For leaders, the focus should be on embedding AI into workflows where high-frequency decisions happen. That’s where the most business value is extracted. When that’s matched with a deployment model aligned to your architecture and operating needs, AI adoption moves from interesting to essential.

Key takeaways for leaders

  • Build on solid architecture: AI delivers value only when supported by a unified data and systems foundation. Leaders should prioritize integrating AI into critical workflows and ensure system architecture spans across SAP and non-SAP platforms to support scale and speed.
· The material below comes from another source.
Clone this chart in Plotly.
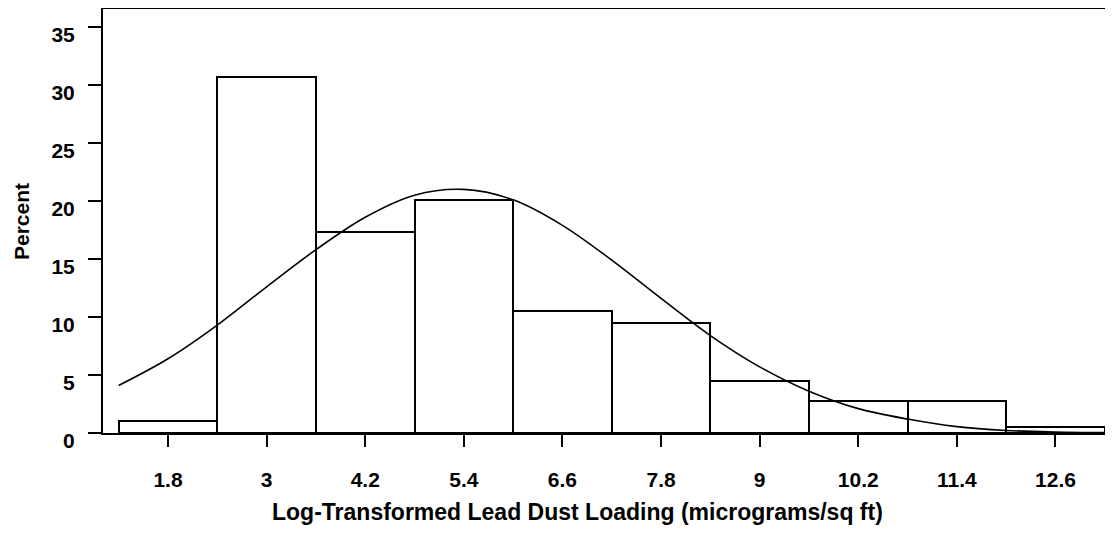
import plotly.graph_objects as go

# Histogram bins (midpoints) and percent heights
bin_mid = [1.8, 3.0, 4.2, 5.4, 6.6, 7.8, 9.0, 10.2, 11.4, 12.6]
percent = [1.0, 30.7, 17.3, 20.1, 10.5, 9.5, 4.5, 2.8, 2.8, 0.55]
bin_width = 1.2

# Fitted normal curve
curve_x = [1.2, 1.8, 2.4, 3.0, 3.6, 4.2, 4.8, 5.4, 6.0, 6.6, 7.2, 7.8,
           8.4, 9.0, 9.6, 10.2, 10.8, 11.4, 12.0, 12.6, 13.2]
curve_y = [4.1, 6.4, 9.3, 12.6, 15.8, 18.6, 20.5, 21.0, 20.1, 17.9, 14.9, 11.6,
           8.4, 5.7, 3.6, 2.1, 1.2, 0.55, 0.22, 0.08, 0.03]

x_ticks = [1.8, 3, 4.2, 5.4, 6.6, 7.8, 9, 10.2, 11.4, 12.6]
x_ticktext = ["1.8", "3", "4.2", "5.4", "6.6", "7.8", "9", "10.2", "11.4", "12.6"]
y_ticks = [0, 5, 10, 15, 20, 25, 30, 35]

FONT = "Liberation Sans, Arial, sans-serif"

fig = go.Figure()
fig.add_trace(go.Bar(
    x=bin_mid, y=percent, width=[bin_width] * len(bin_mid),
    marker=dict(color="white", line=dict(color="black", width=2)),
    showlegend=False, hoverinfo="x+y",
))
fig.add_trace(go.Scatter(
    x=curve_x, y=curve_y, mode="lines",
    line=dict(color="black", width=1.6, shape="spline", smoothing=1.0),
    showlegend=False,
))

# page has an 8px body margin; figure sized/margined to compensate
fig.update_layout(
    width=1105, height=544,
    margin=dict(l=95, r=0, t=1, b=119),
    plot_bgcolor="white", paper_bgcolor="white",
    bargap=0,
    font=dict(family=FONT, size=21, color="black"),
    xaxis=dict(
        range=[1.009, 13.30], tickvals=x_ticks, ticktext=x_ticktext,
        showline=True, linecolor="black", linewidth=2, mirror=True,
        ticks="outside", ticklen=12, tickwidth=2, tickcolor="black",
        showgrid=False, zeroline=False,
        tickfont=dict(family=FONT, size=21, color="black", weight="bold"),
        ticklabelstandoff=15,
    ),
    yaxis=dict(
        range=[0, 36.55], tickvals=y_ticks,
        showline=True, linecolor="black", linewidth=2, mirror=False,
        ticks="outside", ticklen=13, tickwidth=2, tickcolor="black",
        showgrid=False, zeroline=False,
        tickfont=dict(family=FONT, size=21, color="black", weight="bold"),
        ticklabelstandoff=9, ticklabelshift=8,
    ),
    annotations=[
        dict(text="<b>Log-Transformed Lead Dust Loading (micrograms/sq ft)</b>",
             xref="paper", yref="paper", x=0.47, y=-0.1863, xanchor="center",
             yanchor="middle", showarrow=False,
             font=dict(family=FONT, size=23, color="black")),
        dict(text="<b>Percent</b>", textangle=-90,
             xref="paper", yref="paper", x=-0.0812, y=0.5, xanchor="center",
             yanchor="middle", showarrow=False, borderpad=0,
             font=dict(family=FONT, size=21, color="black")),
    ],
)

fig.write_html("out.html")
  • Prioritize clean, governed data: Without clean, connected enterprise data, AI stalls. Treat data as a strategic asset, standardize and govern data using tools like SAP Business Data Cloud to ensure consistent, trusted inputs across the organization.
  • Redesign processes to unlock AI value: Technology alone won’t drive results, process transformation is key. Pair AI initiatives with process redesign and leverage platforms like SAP Signavio to identify improvement areas and govern change effectively.
  • Prepare your workforce and organization model: Most barriers to AI success are organizational, not technical. Shift to agile delivery models and invest in workforce transformation to embed AI fluency and avoid tech that outpaces team capability.
  • Embed AI at the point of work: The closer AI is to the data and decision points, the more effective it becomes. Use hybrid deployment models that balance SAP-native tools and third-party AI, and create clear frameworks for evaluating interoperability and long-term value.